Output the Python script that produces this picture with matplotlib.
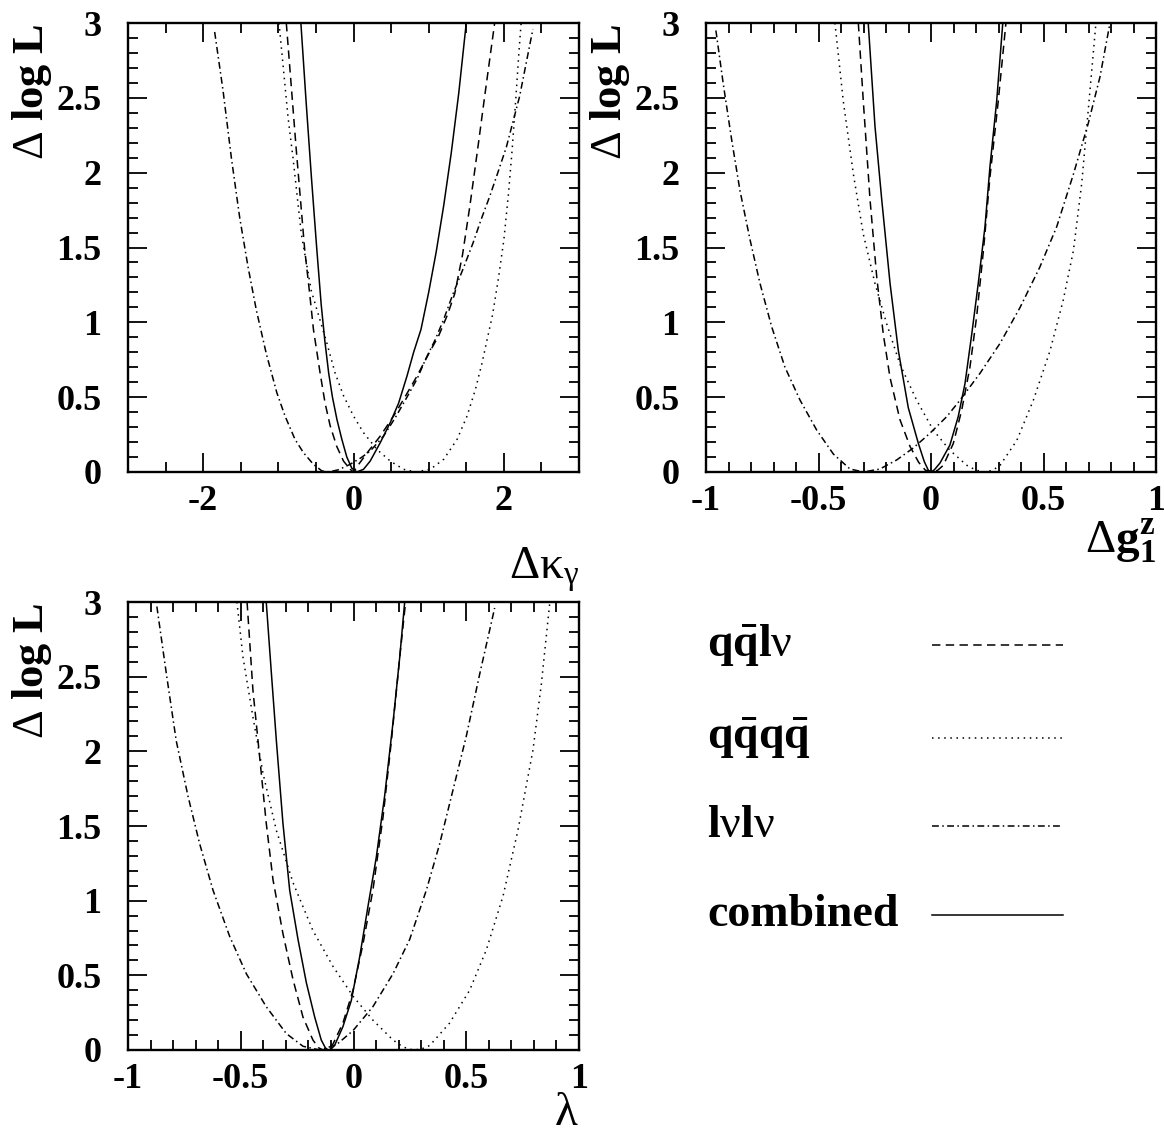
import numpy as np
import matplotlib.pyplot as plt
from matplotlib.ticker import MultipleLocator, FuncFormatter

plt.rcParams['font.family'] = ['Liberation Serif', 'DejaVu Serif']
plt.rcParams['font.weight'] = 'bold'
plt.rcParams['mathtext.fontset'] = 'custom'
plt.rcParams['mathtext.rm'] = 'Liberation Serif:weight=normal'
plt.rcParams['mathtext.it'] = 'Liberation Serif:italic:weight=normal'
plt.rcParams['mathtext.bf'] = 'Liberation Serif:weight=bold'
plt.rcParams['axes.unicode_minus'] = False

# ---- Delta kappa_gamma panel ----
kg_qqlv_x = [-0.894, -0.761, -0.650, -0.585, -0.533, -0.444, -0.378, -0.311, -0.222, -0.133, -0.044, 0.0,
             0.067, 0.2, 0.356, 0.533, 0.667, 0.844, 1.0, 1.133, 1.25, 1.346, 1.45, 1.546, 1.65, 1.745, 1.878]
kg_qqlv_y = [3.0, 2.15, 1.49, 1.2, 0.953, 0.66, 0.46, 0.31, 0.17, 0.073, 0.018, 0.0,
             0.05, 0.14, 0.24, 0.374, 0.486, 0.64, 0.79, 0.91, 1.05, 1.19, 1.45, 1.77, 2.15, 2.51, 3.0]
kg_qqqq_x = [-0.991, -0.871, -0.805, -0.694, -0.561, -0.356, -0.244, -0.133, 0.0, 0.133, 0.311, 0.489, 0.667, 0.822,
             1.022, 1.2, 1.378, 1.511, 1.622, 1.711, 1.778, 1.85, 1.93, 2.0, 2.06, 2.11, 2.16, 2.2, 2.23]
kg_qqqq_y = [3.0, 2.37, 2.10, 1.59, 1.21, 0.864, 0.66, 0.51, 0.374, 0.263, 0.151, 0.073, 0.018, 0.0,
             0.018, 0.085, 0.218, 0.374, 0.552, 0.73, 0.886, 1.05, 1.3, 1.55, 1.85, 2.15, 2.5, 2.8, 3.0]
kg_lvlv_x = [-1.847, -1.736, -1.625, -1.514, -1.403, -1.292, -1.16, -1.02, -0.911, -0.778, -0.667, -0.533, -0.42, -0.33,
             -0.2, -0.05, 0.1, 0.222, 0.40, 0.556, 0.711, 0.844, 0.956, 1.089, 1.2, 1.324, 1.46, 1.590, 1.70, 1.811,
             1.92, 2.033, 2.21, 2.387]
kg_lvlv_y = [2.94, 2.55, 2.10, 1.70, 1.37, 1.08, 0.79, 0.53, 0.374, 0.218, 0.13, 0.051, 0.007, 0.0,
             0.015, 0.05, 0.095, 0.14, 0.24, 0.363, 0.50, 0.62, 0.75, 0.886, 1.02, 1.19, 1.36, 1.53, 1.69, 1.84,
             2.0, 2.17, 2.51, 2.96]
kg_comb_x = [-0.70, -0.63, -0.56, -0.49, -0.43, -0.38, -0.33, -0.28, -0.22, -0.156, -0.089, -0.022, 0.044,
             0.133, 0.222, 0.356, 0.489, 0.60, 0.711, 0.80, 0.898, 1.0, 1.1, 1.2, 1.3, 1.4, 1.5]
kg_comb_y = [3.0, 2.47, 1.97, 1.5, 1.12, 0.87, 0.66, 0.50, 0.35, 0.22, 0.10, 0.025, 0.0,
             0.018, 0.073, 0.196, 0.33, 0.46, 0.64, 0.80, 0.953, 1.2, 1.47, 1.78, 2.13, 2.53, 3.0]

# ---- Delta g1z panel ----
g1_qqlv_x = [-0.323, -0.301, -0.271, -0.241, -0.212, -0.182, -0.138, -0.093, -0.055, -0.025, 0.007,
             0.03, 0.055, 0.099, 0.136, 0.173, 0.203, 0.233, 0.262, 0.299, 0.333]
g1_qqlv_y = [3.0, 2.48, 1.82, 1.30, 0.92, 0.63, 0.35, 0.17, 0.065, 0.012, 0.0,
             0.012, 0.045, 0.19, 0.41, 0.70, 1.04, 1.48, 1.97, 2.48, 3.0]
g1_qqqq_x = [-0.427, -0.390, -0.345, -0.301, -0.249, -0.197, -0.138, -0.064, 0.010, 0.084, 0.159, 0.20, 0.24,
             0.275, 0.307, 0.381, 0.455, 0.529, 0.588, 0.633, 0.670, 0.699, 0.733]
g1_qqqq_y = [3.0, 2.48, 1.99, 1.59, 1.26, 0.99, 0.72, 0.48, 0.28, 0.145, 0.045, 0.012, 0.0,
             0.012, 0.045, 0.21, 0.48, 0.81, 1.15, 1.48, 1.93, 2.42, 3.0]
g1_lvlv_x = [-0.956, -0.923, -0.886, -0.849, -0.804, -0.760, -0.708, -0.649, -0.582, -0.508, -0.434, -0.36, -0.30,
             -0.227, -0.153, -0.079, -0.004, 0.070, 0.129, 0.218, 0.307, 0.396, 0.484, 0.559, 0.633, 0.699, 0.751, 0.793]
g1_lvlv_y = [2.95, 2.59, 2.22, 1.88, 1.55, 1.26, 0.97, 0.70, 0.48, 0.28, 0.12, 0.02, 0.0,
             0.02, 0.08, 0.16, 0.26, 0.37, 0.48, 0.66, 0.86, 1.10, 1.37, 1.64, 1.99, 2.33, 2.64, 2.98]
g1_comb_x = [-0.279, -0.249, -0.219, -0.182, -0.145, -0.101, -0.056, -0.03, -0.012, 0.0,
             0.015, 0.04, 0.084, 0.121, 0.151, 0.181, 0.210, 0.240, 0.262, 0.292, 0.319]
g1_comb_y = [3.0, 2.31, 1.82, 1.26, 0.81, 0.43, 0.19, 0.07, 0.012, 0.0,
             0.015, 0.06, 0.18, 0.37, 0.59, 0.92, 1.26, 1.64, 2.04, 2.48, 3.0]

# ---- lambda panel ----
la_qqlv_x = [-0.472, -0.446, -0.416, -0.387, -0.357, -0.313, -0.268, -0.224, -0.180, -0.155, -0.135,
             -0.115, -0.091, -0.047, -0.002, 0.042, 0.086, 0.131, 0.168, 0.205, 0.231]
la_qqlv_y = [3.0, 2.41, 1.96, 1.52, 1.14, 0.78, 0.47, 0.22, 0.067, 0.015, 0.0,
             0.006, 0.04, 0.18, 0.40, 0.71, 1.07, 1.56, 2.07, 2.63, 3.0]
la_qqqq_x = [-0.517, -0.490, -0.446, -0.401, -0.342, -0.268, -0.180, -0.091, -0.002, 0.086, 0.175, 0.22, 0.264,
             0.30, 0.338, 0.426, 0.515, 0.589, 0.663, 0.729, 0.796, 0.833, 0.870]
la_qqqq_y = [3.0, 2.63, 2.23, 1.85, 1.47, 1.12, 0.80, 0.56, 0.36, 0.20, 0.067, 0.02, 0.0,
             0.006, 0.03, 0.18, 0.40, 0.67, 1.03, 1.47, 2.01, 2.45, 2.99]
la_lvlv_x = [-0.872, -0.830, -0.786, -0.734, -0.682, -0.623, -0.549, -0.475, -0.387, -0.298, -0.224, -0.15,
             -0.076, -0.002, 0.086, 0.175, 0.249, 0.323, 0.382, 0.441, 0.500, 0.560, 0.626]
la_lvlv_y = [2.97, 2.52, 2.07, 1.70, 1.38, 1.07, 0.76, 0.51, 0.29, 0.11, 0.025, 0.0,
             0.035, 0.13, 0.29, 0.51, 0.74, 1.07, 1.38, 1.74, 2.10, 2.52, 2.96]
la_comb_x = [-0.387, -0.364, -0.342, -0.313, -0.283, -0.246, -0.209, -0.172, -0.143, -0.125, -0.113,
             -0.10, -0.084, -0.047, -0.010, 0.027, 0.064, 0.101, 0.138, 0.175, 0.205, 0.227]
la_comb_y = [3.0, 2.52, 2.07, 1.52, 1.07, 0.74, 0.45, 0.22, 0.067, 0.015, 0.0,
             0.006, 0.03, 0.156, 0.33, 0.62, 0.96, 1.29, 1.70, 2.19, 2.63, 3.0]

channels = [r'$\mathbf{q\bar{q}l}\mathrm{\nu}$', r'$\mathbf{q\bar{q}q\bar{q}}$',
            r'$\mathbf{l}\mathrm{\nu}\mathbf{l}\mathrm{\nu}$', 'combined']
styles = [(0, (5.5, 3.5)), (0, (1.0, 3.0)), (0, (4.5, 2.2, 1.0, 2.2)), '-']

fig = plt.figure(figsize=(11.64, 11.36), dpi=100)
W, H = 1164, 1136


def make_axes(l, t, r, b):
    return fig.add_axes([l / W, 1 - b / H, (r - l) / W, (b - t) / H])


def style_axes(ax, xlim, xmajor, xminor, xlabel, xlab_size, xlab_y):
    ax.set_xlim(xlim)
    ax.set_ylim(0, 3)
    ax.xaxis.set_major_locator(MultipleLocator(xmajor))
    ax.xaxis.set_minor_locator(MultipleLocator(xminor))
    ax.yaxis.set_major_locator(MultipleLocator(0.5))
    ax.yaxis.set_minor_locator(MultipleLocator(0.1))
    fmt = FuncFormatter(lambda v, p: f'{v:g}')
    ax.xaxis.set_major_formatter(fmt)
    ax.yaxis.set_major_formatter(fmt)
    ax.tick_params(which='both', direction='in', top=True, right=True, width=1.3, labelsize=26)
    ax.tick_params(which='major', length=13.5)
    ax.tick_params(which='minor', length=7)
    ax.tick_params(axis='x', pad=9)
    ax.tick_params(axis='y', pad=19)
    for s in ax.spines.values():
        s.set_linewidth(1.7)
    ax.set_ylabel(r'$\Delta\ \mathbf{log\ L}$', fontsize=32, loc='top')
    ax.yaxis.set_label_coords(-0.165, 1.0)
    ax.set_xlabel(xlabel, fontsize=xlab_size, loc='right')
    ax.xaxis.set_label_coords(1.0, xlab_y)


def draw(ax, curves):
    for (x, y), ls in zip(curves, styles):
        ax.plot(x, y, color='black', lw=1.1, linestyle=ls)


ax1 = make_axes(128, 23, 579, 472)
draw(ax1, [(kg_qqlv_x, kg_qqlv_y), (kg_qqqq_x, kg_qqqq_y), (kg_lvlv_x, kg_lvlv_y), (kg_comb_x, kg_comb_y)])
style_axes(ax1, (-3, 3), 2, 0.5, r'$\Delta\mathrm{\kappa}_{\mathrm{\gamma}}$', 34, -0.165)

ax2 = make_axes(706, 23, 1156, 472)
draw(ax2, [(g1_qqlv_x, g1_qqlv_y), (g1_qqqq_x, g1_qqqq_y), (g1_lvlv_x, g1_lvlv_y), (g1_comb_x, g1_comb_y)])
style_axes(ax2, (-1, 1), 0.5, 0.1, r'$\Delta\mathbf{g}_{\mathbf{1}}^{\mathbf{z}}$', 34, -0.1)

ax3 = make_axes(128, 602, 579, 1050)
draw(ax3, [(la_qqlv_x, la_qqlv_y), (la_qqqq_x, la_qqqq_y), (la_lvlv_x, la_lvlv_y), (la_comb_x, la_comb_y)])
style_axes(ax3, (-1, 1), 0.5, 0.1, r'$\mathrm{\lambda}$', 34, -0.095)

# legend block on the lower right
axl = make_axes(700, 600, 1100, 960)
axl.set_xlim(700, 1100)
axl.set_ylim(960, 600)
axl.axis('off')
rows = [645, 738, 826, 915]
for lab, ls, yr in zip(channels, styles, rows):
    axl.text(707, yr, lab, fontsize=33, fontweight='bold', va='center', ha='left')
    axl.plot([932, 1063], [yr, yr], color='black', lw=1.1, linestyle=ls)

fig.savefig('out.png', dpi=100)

...

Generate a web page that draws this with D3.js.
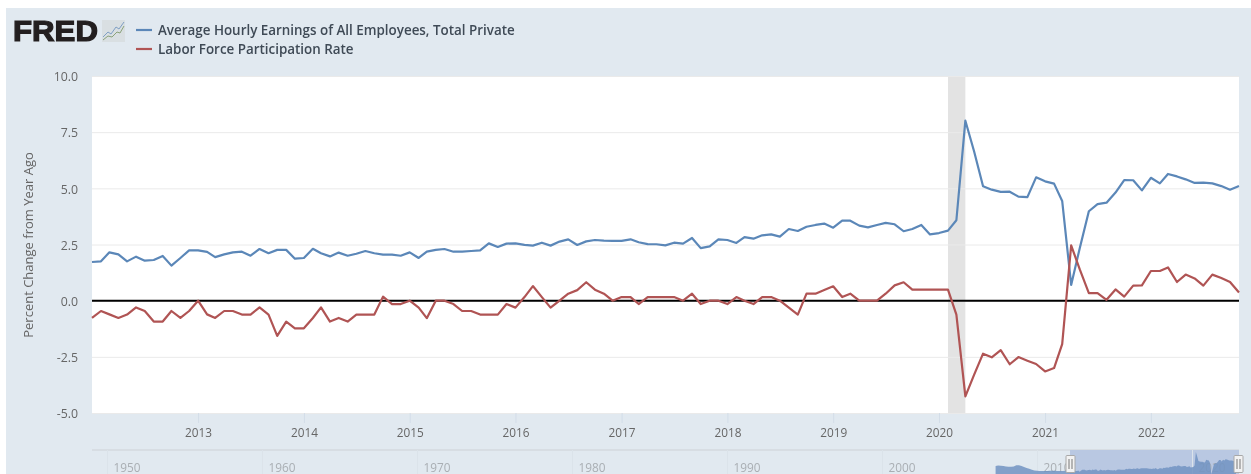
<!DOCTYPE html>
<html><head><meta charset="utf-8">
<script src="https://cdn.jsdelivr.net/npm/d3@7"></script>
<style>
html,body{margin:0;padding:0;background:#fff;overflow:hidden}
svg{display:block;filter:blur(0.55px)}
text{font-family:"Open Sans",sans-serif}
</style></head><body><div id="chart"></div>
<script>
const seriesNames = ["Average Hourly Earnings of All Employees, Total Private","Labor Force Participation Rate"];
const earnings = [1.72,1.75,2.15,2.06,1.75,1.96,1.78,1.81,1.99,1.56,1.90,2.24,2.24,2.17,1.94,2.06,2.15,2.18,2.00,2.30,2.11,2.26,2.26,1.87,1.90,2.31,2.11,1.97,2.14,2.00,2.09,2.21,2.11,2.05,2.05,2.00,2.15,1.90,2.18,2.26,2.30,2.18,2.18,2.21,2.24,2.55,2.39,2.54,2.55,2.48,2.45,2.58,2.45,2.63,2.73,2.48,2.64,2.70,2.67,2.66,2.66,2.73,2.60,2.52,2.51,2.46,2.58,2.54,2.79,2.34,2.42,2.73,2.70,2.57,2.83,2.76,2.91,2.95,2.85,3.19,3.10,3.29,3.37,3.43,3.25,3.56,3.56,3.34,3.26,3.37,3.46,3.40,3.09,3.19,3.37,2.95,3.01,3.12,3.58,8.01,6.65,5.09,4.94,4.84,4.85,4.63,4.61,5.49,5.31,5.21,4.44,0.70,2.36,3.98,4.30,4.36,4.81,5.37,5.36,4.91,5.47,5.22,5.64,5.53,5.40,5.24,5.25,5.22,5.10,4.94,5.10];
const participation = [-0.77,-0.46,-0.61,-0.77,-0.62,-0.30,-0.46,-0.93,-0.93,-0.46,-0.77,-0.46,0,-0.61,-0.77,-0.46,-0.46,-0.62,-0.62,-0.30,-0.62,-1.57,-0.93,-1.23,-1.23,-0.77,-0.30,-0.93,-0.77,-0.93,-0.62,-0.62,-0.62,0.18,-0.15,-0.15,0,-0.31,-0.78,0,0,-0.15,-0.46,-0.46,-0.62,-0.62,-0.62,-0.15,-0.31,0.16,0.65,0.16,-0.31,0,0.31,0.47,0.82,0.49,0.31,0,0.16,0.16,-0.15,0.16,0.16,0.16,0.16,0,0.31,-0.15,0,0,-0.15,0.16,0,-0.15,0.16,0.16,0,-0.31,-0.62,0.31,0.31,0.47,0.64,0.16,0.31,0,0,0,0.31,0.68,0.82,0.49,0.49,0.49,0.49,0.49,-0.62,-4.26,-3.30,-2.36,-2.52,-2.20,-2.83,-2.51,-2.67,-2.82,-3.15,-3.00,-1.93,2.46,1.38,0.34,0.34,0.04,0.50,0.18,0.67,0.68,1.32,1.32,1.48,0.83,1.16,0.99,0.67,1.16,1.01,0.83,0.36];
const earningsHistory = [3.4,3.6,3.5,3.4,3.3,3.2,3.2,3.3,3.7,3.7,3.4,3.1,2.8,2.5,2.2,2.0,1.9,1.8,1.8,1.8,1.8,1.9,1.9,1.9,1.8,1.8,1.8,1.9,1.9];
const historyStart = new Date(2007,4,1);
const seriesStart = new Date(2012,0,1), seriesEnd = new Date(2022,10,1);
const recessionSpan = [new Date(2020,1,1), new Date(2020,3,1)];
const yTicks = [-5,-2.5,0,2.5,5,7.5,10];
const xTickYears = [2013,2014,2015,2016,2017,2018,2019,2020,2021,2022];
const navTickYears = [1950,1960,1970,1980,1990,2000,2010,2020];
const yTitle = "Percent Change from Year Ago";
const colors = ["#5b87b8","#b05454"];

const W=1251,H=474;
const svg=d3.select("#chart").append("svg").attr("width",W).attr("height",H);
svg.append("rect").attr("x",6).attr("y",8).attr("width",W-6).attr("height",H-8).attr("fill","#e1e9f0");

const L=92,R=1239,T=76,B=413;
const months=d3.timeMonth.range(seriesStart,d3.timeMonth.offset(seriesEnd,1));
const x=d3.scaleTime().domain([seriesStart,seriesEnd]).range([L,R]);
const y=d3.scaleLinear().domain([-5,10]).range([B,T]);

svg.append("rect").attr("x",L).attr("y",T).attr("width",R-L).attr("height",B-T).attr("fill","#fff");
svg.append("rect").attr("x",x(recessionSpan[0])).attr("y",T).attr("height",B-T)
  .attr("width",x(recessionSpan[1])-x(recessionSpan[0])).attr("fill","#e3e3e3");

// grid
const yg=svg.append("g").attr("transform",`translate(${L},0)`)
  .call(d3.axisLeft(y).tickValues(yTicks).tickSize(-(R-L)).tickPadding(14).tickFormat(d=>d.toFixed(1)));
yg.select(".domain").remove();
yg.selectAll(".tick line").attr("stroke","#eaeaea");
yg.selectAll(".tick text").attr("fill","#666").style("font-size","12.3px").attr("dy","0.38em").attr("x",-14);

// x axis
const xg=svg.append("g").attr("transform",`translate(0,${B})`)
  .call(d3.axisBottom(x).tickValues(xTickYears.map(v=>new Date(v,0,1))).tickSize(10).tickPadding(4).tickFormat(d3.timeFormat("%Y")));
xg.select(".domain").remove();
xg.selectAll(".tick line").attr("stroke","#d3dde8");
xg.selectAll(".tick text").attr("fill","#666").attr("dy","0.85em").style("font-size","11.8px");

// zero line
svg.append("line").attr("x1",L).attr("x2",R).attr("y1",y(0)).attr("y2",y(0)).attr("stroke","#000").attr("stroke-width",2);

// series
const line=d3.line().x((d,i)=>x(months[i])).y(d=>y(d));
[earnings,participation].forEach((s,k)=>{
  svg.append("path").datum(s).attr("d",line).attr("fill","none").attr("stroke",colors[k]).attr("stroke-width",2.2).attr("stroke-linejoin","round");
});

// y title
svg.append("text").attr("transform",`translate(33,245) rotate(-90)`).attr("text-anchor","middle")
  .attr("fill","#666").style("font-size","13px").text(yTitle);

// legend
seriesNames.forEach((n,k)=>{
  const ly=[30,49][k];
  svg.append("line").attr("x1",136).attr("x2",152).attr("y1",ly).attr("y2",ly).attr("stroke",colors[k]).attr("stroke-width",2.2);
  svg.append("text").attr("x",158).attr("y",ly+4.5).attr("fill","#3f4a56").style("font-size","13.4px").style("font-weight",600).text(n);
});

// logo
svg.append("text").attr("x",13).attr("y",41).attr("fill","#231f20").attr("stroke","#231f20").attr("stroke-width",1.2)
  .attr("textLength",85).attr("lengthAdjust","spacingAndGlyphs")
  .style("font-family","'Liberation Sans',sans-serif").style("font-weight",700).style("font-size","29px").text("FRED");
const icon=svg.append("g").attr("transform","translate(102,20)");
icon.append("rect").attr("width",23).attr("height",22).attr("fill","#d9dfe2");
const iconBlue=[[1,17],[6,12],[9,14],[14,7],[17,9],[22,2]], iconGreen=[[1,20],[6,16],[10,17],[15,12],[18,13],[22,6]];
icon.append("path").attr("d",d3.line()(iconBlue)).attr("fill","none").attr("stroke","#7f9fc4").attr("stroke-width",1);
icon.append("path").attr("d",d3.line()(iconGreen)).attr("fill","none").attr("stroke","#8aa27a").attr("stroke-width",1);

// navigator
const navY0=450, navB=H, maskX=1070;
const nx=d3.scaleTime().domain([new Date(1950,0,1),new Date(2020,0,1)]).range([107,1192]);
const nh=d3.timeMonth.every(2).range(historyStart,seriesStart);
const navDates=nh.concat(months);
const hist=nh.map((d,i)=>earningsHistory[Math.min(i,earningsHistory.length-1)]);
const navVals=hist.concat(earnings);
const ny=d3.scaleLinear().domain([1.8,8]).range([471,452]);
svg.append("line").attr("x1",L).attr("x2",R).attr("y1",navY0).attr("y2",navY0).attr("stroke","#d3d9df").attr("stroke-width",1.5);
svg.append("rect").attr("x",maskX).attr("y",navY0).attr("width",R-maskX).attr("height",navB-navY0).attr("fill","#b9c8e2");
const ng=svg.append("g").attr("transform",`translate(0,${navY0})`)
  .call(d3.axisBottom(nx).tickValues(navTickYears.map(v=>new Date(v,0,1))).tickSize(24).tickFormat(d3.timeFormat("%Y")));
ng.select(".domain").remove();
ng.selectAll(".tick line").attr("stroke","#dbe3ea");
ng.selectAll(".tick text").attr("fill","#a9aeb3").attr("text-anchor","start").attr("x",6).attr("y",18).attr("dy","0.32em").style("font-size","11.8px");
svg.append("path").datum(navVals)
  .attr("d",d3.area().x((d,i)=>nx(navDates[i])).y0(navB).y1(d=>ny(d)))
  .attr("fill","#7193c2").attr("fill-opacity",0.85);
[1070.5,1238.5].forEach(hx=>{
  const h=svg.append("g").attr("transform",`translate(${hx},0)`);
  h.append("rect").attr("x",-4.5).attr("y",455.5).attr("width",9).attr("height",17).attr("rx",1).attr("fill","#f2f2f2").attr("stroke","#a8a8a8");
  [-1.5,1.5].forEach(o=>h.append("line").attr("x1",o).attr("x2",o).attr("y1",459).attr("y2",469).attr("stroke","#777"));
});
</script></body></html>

WHAT IS REQUIRED
Write out again exactly the lines above from the one with "Output the Python" through the one with "plt.rcParams['axes.unicode_minus'] = False", adding no other lines and no pictures.

WRITTEN SOLUTION
Output the Python script that produces this picture with matplotlib.
import numpy as np
import matplotlib.pyplot as plt
from matplotlib.ticker import MultipleLocator, FuncFormatter

plt.rcParams['font.family'] = ['Liberation Serif', 'DejaVu Serif']
plt.rcParams['font.weight'] = 'bold'
plt.rcParams['mathtext.fontset'] = 'custom'
plt.rcParams['mathtext.rm'] = 'Liberation Serif:weight=normal'
plt.rcParams['mathtext.it'] = 'Liberation Serif:italic:weight=normal'
plt.rcParams['mathtext.bf'] = 'Liberation Serif:weight=bold'
plt.rcParams['axes.unicode_minus'] = False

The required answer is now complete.